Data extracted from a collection
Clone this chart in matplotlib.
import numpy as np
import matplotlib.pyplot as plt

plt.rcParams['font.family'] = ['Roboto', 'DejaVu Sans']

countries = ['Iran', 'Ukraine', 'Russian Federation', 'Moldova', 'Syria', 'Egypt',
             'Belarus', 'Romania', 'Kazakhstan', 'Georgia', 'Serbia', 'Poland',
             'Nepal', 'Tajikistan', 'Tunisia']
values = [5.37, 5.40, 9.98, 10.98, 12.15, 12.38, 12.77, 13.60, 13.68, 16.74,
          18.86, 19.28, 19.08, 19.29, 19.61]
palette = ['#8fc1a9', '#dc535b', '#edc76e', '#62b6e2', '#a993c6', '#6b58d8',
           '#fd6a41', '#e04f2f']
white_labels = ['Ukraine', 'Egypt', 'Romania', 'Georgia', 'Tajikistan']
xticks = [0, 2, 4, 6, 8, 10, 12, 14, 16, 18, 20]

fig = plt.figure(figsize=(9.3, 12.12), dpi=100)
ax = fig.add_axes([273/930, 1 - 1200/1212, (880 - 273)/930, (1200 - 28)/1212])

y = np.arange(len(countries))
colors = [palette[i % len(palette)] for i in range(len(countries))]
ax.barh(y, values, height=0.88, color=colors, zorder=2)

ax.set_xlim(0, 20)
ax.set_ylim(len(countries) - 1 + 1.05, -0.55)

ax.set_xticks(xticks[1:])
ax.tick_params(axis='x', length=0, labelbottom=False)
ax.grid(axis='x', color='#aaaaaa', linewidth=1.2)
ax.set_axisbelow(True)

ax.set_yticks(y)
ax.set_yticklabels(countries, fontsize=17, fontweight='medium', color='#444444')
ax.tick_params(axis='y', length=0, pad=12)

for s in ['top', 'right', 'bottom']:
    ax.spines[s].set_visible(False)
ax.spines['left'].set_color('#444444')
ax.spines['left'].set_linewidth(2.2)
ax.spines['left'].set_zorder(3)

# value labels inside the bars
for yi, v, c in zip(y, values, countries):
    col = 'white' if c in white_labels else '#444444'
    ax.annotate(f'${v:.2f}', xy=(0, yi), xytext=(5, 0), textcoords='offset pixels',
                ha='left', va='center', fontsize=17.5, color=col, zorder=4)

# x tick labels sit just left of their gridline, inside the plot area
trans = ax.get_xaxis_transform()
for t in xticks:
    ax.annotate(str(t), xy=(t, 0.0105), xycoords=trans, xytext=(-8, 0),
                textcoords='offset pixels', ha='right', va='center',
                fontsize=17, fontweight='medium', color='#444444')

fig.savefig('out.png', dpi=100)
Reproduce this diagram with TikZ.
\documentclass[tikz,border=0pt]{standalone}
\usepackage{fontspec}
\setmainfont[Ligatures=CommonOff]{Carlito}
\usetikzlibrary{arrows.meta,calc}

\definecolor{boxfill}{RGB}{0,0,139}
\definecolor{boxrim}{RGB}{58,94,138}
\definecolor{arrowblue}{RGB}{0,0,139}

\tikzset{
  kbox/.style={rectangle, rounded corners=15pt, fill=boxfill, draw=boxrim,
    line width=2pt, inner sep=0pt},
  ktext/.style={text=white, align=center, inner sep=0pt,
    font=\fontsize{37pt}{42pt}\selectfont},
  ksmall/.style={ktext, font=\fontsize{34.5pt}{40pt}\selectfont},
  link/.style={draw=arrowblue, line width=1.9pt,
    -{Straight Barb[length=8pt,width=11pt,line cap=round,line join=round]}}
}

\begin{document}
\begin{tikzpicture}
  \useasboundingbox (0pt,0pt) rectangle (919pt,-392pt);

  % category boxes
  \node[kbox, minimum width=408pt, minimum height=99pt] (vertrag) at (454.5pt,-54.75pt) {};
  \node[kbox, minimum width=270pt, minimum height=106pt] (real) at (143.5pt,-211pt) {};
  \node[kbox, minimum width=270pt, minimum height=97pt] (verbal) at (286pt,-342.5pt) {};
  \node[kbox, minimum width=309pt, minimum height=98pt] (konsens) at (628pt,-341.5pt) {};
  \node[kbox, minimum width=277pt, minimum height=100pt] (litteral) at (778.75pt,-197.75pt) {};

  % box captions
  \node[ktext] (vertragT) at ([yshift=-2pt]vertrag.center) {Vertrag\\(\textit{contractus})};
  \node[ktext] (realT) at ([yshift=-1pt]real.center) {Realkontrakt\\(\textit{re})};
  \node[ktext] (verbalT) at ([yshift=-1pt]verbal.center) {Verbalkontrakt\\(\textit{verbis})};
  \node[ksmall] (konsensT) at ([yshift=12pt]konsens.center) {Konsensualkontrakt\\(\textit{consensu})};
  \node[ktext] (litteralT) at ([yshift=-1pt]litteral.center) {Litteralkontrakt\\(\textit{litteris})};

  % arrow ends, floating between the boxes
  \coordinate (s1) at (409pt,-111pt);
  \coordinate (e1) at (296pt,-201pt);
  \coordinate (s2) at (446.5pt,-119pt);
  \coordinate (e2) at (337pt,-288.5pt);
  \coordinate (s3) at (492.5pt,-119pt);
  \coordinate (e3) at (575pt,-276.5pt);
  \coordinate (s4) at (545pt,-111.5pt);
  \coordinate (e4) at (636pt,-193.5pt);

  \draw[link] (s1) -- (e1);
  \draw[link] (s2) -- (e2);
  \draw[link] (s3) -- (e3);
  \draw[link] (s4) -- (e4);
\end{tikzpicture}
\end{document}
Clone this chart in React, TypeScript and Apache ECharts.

• WRITTEN TASK:
List every line above that contains the word "chart".

• EXERCISE OUTPUT:
Clone this chart in matplotlib.
Clone this chart in React, TypeScript and Apache ECharts.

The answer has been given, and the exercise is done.